A questo proposito, la CGF afferma “Quando si riferisce alla dimensione il legislatore federale ferma la sua attenzione su episodi che si debbono caratterizzare per la loro odiosa ripetitività, il che impone, da una parte, di non dover considerare i casi singoli, in quanto non rientranti nella fattispecie in essere. Anche per quanto riguarda la percezione è evidente che il legislatore federale, con l’emendamento dell’ottobre 2013, abbia voluto fare riferimento alle conseguenze dei comportamenti discriminatori e non solo al mero fatto che l’atteggiamento in parola (striscioni o cori) sia stato letto o ascoltato da qualcuno.

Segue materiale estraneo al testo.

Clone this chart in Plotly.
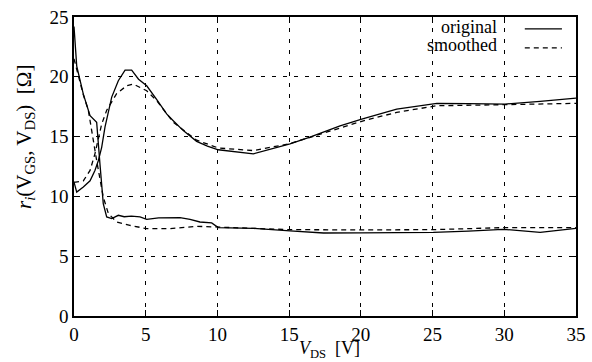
import plotly.graph_objects as go

# ---- data ----
# branch A: starts high at V_DS=0, drops, then flat
xa_orig = [0, 0.19, 0.65, 1.12, 1.58, 1.7, 1.81, 1.93, 2.04, 2.28, 2.63, 3.09, 3.5, 4.0, 4.6, 5.07, 5.9, 7.39, 8.09, 8.78, 9.6, 10.06, 12.5, 15.06, 17.4, 20, 22.5, 25.05, 27.5, 29.9, 32.5, 35]
ya_orig = [24.2, 20.9, 18.55, 16.75, 16.2, 14.0, 12.7, 11.0, 9.4, 8.28, 8.14, 8.42, 8.3, 8.35, 8.28, 8.08, 8.2, 8.22, 8.08, 7.86, 7.78, 7.39, 7.33, 7.11, 6.94, 6.95, 6.95, 7.0, 7.1, 7.25, 7.0, 7.33]

xa_smooth = [0, 0.3, 0.65, 1.0, 1.23, 1.58, 2.04, 2.4, 2.98, 3.9, 5.07, 6.69, 8.55, 10.06, 12.5, 15, 20, 25, 30, 35]
ya_smooth = [21.5, 20.0, 18.5, 17.2, 15.5, 13.0, 9.94, 8.56, 7.86, 7.58, 7.3, 7.3, 7.5, 7.42, 7.35, 7.22, 7.2, 7.22, 7.39, 7.39]

# branch B: starts low at V_DS=0, peaks near 4 V, dips at 12.5 V, rises
xb_orig = [0, 0.19, 0.65, 1.12, 1.46, 1.7, 1.93, 2.16, 2.63, 3.09, 3.56, 4.02, 4.5, 5.07, 5.77, 6.46, 6.92, 7.62, 8.55, 9.3, 10.06, 12.5, 15.06, 16.45, 18.55, 20.06, 22.5, 25.3, 27.5, 30.05, 32.5, 35]
yb_orig = [11.2, 10.36, 10.78, 11.3, 12.17, 13.0, 14.1, 15.8, 18.3, 19.67, 20.55, 20.55, 19.8, 19.25, 18.1, 16.9, 16.33, 15.5, 14.6, 14.2, 13.9, 13.56, 14.4, 14.95, 15.9, 16.47, 17.3, 17.78, 17.75, 17.72, 17.95, 18.22]

xb_smooth = [0, 0.12, 0.65, 1.12, 1.46, 1.7, 1.93, 2.28, 2.98, 3.67, 4.13, 5.07, 5.77, 6.92, 8.55, 10.06, 12.5, 15, 17.5, 20.06, 22.5, 25.3, 30, 35]
yb_smooth = [11.2, 11.2, 11.3, 12.17, 13.56, 14.95, 16.05, 17.2, 18.6, 19.25, 19.4, 18.83, 18.0, 16.2, 14.7, 14.05, 13.83, 14.4, 15.3, 16.28, 17.03, 17.58, 17.67, 17.78]

x_ticks = [0, 5, 10, 15, 20, 25, 30, 35]
y_ticks = [0, 5, 10, 15, 20, 25]

legend_labels = ["original", "smoothed"]
x_title = "<i>V</i><sub>DS</sub>  [V]"
y_title = "<i>r<sub>i</sub></i>(V<sub>GS</sub>, V<sub>DS</sub>)  [Ω]"

FONT = "Liberation Serif"
FS = 19

fig = go.Figure()
line_solid = dict(color="black", width=1.3)
line_dash = dict(color="black", width=1.3, dash="5px,4px")

fig.add_trace(go.Scatter(x=xa_orig, y=ya_orig, mode="lines", line=line_solid, showlegend=False))
fig.add_trace(go.Scatter(x=xb_orig, y=yb_orig, mode="lines", line=line_solid, showlegend=False))
fig.add_trace(go.Scatter(x=xa_smooth, y=ya_smooth, mode="lines", line=line_dash, showlegend=False))
fig.add_trace(go.Scatter(x=xb_smooth, y=yb_smooth, mode="lines", line=line_dash, showlegend=False))

axis_common = dict(
    showgrid=True, gridcolor="black", gridwidth=1, griddash="4px,7px",
    showline=True, linecolor="black", linewidth=1.5, mirror="ticks",
    ticks="inside", ticklen=6, tickcolor="black", tickwidth=1,
    zeroline=False, automargin=False,
    tickfont=dict(family=FONT, size=FS, color="black"),
)

fig.update_xaxes(range=[0, 35], tickvals=x_ticks, ticktext=[str(v) for v in x_ticks], **axis_common)
fig.update_yaxes(range=[0, 25], tickvals=y_ticks, ticktext=[str(v) for v in y_ticks], **axis_common)

# axis titles as annotations for exact placement
fig.add_annotation(x=0.508, y=-0.113, xref="paper", yref="paper", text=x_title, showarrow=False,
                   xanchor="center", yanchor="middle", font=dict(family=FONT, size=18, color="black"))
fig.add_annotation(x=-0.098, y=0.598, xref="paper", yref="paper", text=y_title, showarrow=False,
                   textangle=-90, xanchor="center", yanchor="middle", font=dict(family=FONT, size=21, color="black"))

# legend drawn as text + sample lines (text left of sample, as in reference)
leg_y_text = [0.966, 0.906]
leg_y_line = [0.96, 0.897]
for i, lab in enumerate(legend_labels):
    fig.add_annotation(x=0.847, y=leg_y_text[i], xref="paper", yref="paper", text=lab,
                       showarrow=False, xanchor="right", yanchor="middle",
                       font=dict(family=FONT, size=18, color="black"))
    fig.add_shape(type="line", xref="paper", yref="paper", x0=0.898, x1=0.972,
                  y0=leg_y_line[i], y1=leg_y_line[i],
                  line=dict(color="black", width=1.3, dash=None if i == 0 else "5px,4px"))

fig.update_layout(
    width=592, height=362,
    margin=dict(l=74, r=16, t=17, b=46),
    plot_bgcolor="white", paper_bgcolor="white",
    font=dict(family=FONT, size=FS, color="black"),
    showlegend=False,
)

fig.write_html("out.html", config={"displayModeBar": False},
               post_script="document.body.style.margin='0';document.body.style.overflow='hidden';")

E’ evidente che ci si deve trovare in presenza di fattispecie che abbiano avuto una effettiva incidenza, di segno negativo, sulle funzioni dell’evento sportivo e quindi dello “spettacolo” ed abbiano potuto turbare non solo il destinatario (o destinatari) dello striscione o del coro, ma anche gli altri spettatori che hanno pagato il biglietto per assistere allo spettacolo e non certamente per essere, direttamente o indirettamente, colpiti da atteggiamenti discriminatori e provocatori e comunque lesivi del loro spirito democratico (art. 3 della Costituzione della Repubblica Italiana)”.

 

Conseguentemente, aggiunge la Corte, “viene richiesto al Commissario di campo, e comunque agli organi federali preposti, un maggior grado di valutazione e approfondimento, in tema di attività discriminante, il quale deve contenere  la esatta indicazione della provenienza del coro e del luogo in cui è stato affisso lo striscione e l’analisi, acquisita anche (se necessaria) attraverso una propria attività istruttoria, della reale percezione e della dimensione (ripetitività ed offensività, idonea alla discriminazione e non mera volgarità) del fenomeno”.